Roman rested a hand on the shelf above her head and said, “You guys need better lighting in here. One bulb isn’t much.”
“Rewiring a house is very expensive,” she mentioned and looked up at him.
Roman reached out and touched her cheek, and Jane found herself leaning into it. She hated to disappoint her grandmother, but Jane was already feeling herself losing her senses when it came to Roman Lockwood. Then she thought of him getting sick, and she pulled back. Perhaps Nana Peaches was right. This might not be the best time to form a close attachment to anyone.
“Ready?” she asked and squeezed past him to go upstairs.
Looking around at the survivors, she was left with a feeling of glum despair. Survivor. That word meant so many things now. If people weren’t infected, then one of the infected was sure to kill them. If one of the things didn’t kill them, then exposure, starvation, or dehydration would. The term really only meant temporary survivor, truth be told, anyway. Eventually, everyone would succumb to this in one way or another, either being killed by one of the infected, or by starvation, thirst, exposure, or the sickness itself.
Her feelings of hopelessness were mirrored in the eyes of the people in the temporary shelter. Surviving today only meant that tomorrow they’d still need the same basic essentials: food, water, shelter, fire, weapon. They didn’t have all of those things, and certainly not ever all of them at the same time.
The words revolved and circled in her brain like turkey vultures hovering in the sky inspecting roadkill. Survivor, shelter, despair, temporary, hopelessness, water, succumb, food. None of the words felt like they were any different from the other, not anymore. They were all synonyms for the same thing: Death. Looking around again, she knew they were all living on borrowed time, and the clock wouldn’t stop ticking off the last precious seconds of their lives no matter how hard she willed it.
Chapter Twe
nty
Her grandmother had the television tuned into the special broadcast, and Jane took a seat on the sofa while Peaches sat in her recliner. Roman was too nervous to sit, so he stood behind the sofa.
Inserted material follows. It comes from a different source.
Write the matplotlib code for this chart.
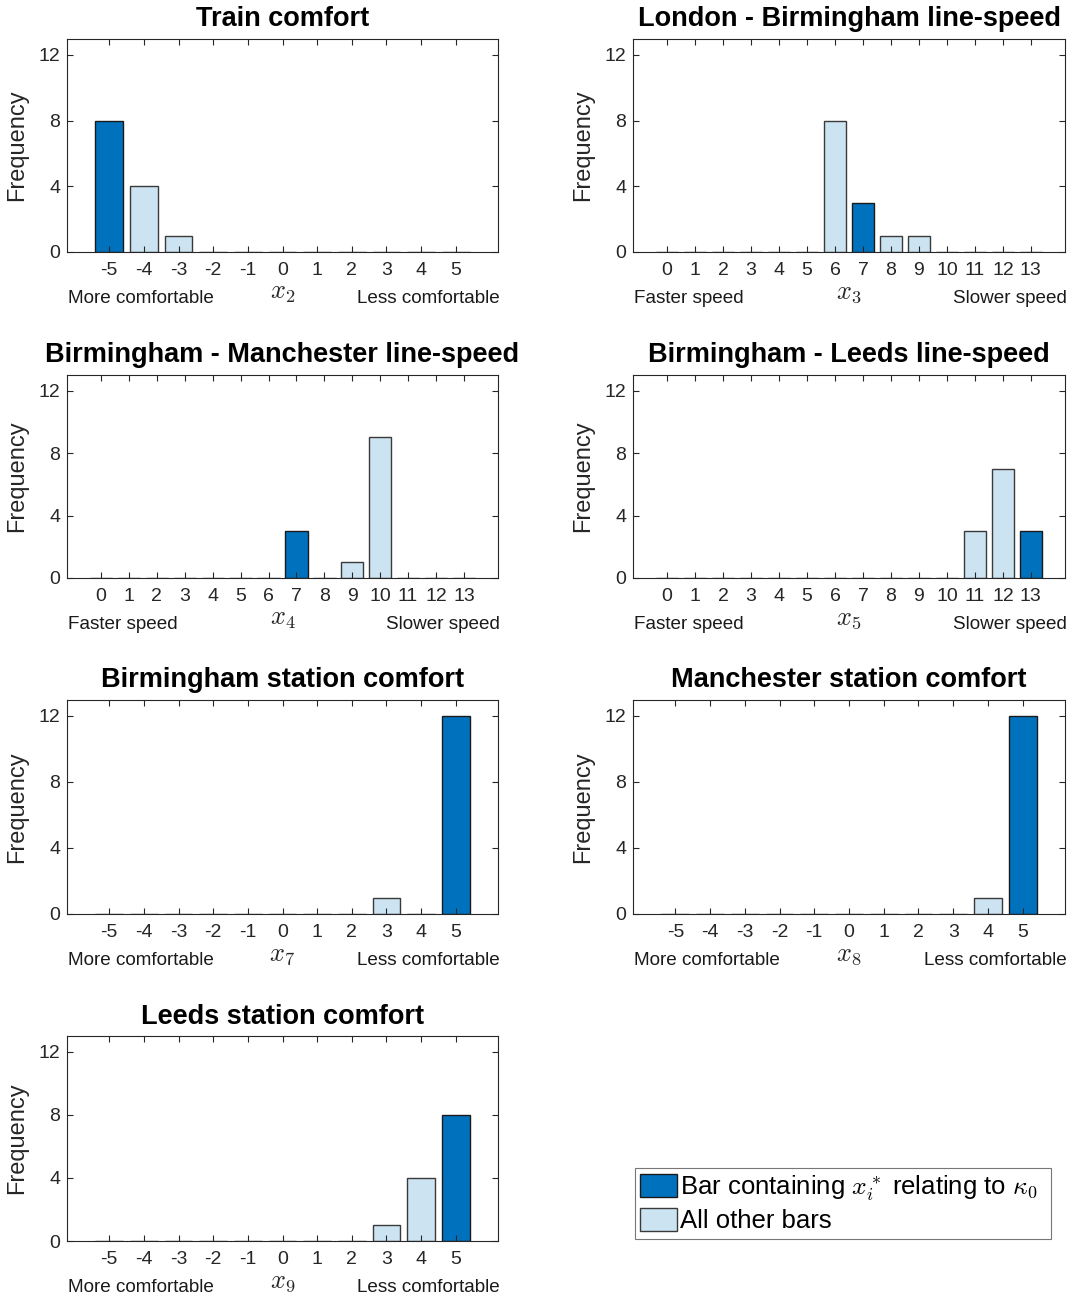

On the screen came a signal and the image of an official-looking meeting room with a podium, an emblem behind it on the wall that read CDC with a bunch of fine print words below it, and a draped off area beyond that. It looked like a press conference room where the White House Press Secretary usually held their daily briefings.
A man in a white lab coat and wire-framed glasses walked onto the screen and stood behind the podium.
“Good evening, fellow Americans and members of the press corps here in our audience,” he said. “Please, allow me to introduce myself. My name is Dr. Bachmann, and I am the lead scientist working in the DHCPP, the Division of High-Consequence Pathology and Pathogens. Later we’ll hear from General Allerton on the military’s role in this crisis we’re all facing.”
He paused and shuffled his notes before starting again, “As most of you know or have heard, we are suffering from a global pandemic that has spread to the United States. It has been labeled as a strain of the influenza virus, but with much more complicated symptoms and, as of yet, unfortunately, no cure. Over eighty countries have reported in and have been affected and thirty-seven states here in the United States. The virus has been named by the CDC and the WHO as RF1. It was somewhat containable as RF1, but unfortunately, it has mutated into what we are now seeing, which is a more deadly and contagious germ called RF2.”
He paused again.
“My team here has been working with the Antibiotic Resistance Lab Network along with the EIS, or Epidemic Intelligence Service. Both departments are also working with members of the WHO to tackle this on a global scale. The EIS has trained scientists who are acting as a boots-on-the-ground task force taking samples, studying, and gathering data. Together we are working around the clock to find a possible vaccination for the RF2 virus. It is a mutated strain of the flu that we first saw spreading in Africa. We have since discovered that it was taken there by an outside source and released experimentally.”